China to act on pollution, emission

Updated: 2007-04-28 06:33

BEIJING - Premier Wen Jiabao pledged Friday to help clean China's air and water and combat global warming by phasing out tax breaks and discounts on land and electricity for highly polluting industries.

"More work on energy conservation and emissions reduction is urgently required to deal with global climate change," Wen said. "Our country is a major coal producer and consumer, and reducing polluting emissions is a responsibility we should bear."

China's 3-decade-old boom has left some of its waterways and coastlines polluted by industrial and farm chemicals and domestic sewage. In 2000, China accounted for 15 percent of the world's greenhouse gases, second only to the United States' 21 percent.

Wen said the reductions would be difficult to achieve but the government would begin with its six dirtiest and largest energy-consuming industries, including electricity, steel, non-ferrous metals, construction, petroleum and chemicals.

"We must clearly recognize that the situation the nation faces regarding energy conservation and emissions reduction is still quite grim," Wen said at a meeting of other top government leaders, in a speech posted on the government Web site.

Wen called for energy savings of 50 million tons of coal equivalent in the power industry and 20 million tons of coal equivalent in 1,000 state-owned major industrial enterprises this year.

This was part of an overall effort to reduce energy consumption per unit of gross national product by 20 percent during the 2006-2010 period and to cut emissions of key water and air pollutants by 10 percent over the same period.

He also noted that China has failed to meet earlier goals to reduce emissions and conserve energy.

"This year is crucial. If we can meet our energy savings and pollution reduction targets for this year it will form a good base as we go forward," Wen said.

"If we cannot meet this year's target, this will greatly increase the pressure on our work in the following three years."

In his speech, Wen took aim at local governments that routinely offer free or cut-rate real estate and utilities to developers looking to set up job-creating businesses, such as steel mills or chemical plants. The premier said the government would "clean up and rectify preferential policies that give land and electricity discounts or tax breaks to energy-intensive or highly polluting industries."

He didn't lay out further details of the plan or say when it would be implemented.

Despite such central government mandates, Beijing often has difficulty ensuring that conservation initiatives are enforced at the local level, where many officials reap the rewards of China's rapid industrialization at the expense of the environment.
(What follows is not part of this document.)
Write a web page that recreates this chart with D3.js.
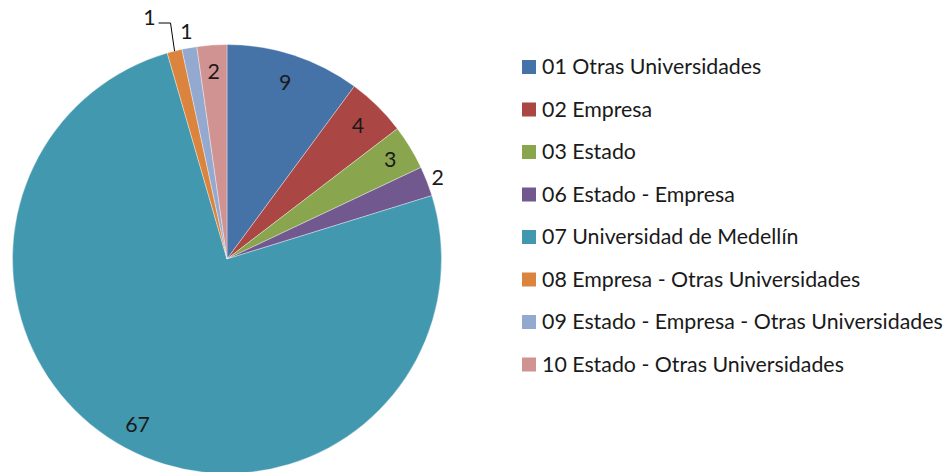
<!DOCTYPE html>
<html><head><meta charset="utf-8">
<script src="https://cdn.jsdelivr.net/npm/d3@7"></script>
<style>html,body{margin:0;padding:0;background:#fff;}svg{display:block;}</style>
</head><body>
<svg id="chart" width="950" height="472"></svg>
<script>
const categories = ["01 Otras Universidades","02 Empresa","03 Estado","06 Estado - Empresa","07 Universidad de Medellín","08 Empresa - Otras Universidades","09 Estado - Empresa - Otras Universidades","10 Estado - Otras Universidades"];
const values = [9,4,3,2,67,1,1,2];
const colors = ["#4572A7","#AA4643","#89A54E","#71588F","#4198AF","#DB843D","#93A9CF","#D19392"];

const FONT = "Lato, 'Open Sans', sans-serif";
const svg = d3.select("#chart");
const cx = 227, cy = 259, R = 214.5;

// fit font size so longest legend entry width matches reference
const probe = svg.append("text").attr("font-family", FONT).attr("font-size", 20).text(categories[6]);
const w20 = probe.node().getComputedTextLength();
probe.remove();
const fs = 20 * 401 / w20;

const pie = d3.pie().value(d => d).sort(null);
const arcs = pie(values);
const arc = d3.arc().innerRadius(0).outerRadius(R);
const g = svg.append("g").attr("transform", `translate(${cx},${cy})`);

g.selectAll("path").data(arcs).join("path")
  .attr("d", arc)
  .attr("fill", (d, i) => colors[i])
  .attr("stroke", "#fff").attr("stroke-width", 0.6).attr("stroke-opacity", 0.6);

// label placement radii (layout only)
const labelRadius = [186, 187, 191, 226, 188.5, null, 231, 187.5];
const polar = (a, r) => [Math.sin(a) * r, -Math.cos(a) * r];
arcs.forEach((d, i) => {
  const mid = (d.startAngle + d.endAngle) / 2;
  if (labelRadius[i] !== null) {
    const [x, y] = polar(mid, labelRadius[i]);
    g.append("text").attr("x", x).attr("y", y).attr("dy", "0.35em")
      .attr("text-anchor", "middle").attr("font-family", FONT).attr("font-size", fs)
      .attr("fill", "#1a1a1a").text(values[i]);
  } else {
    const [x0, y0] = polar(mid, R);
    const [x1, y1] = [x0 - 4, -236];
    g.append("path").attr("d", `M${x0},${y0}L${x1},${y1}L${x1 - 12},${y1}`)
      .attr("fill", "none").attr("stroke", "#000").attr("stroke-width", 1);
    g.append("text").attr("x", x1 - 15).attr("y", y1).attr("dy", "0.1em")
      .attr("text-anchor", "end").attr("font-family", FONT).attr("font-size", fs)
      .attr("fill", "#1a1a1a").text(values[i]);
  }
});

// legend
const legend = svg.append("g");
const y = d3.scalePoint().domain(categories).range([67, 364.5]);
const items = legend.selectAll("g").data(categories).join("g")
  .attr("transform", d => `translate(522,${y(d)})`);
items.append("rect").attr("x", 0).attr("y", -7).attr("width", 14).attr("height", 14)
  .attr("fill", (d, i) => colors[i]);
items.append("text").attr("x", 20).attr("dy", "0.35em")
  .attr("font-family", FONT).attr("font-size", fs).attr("fill", "#1a1a1a").text(d => d);
</script>
</body></html>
"The question is how are they actually going to implement it?" asked Elizabeth Economy, an Asia specialist at the Council on Foreign Relations in New York. "What exactly will they put in place to make it more difficult for local bank officials to approve those local steel plants, small coal mines and concrete factories?"

Wen also said China should work harder to create a system whereby polluters pay for environmental damage they cause, and enterprises investing in clean energy are rewarded. He also called for continued price reforms on natural gas, heating fuel and water to encourage energy conservation, without giving a timeframe for price increases.

China is a signatory to the Kyoto Protocol on reducing greenhouse gases, but as a developing nation it is exempt from its mandatory cutbacks.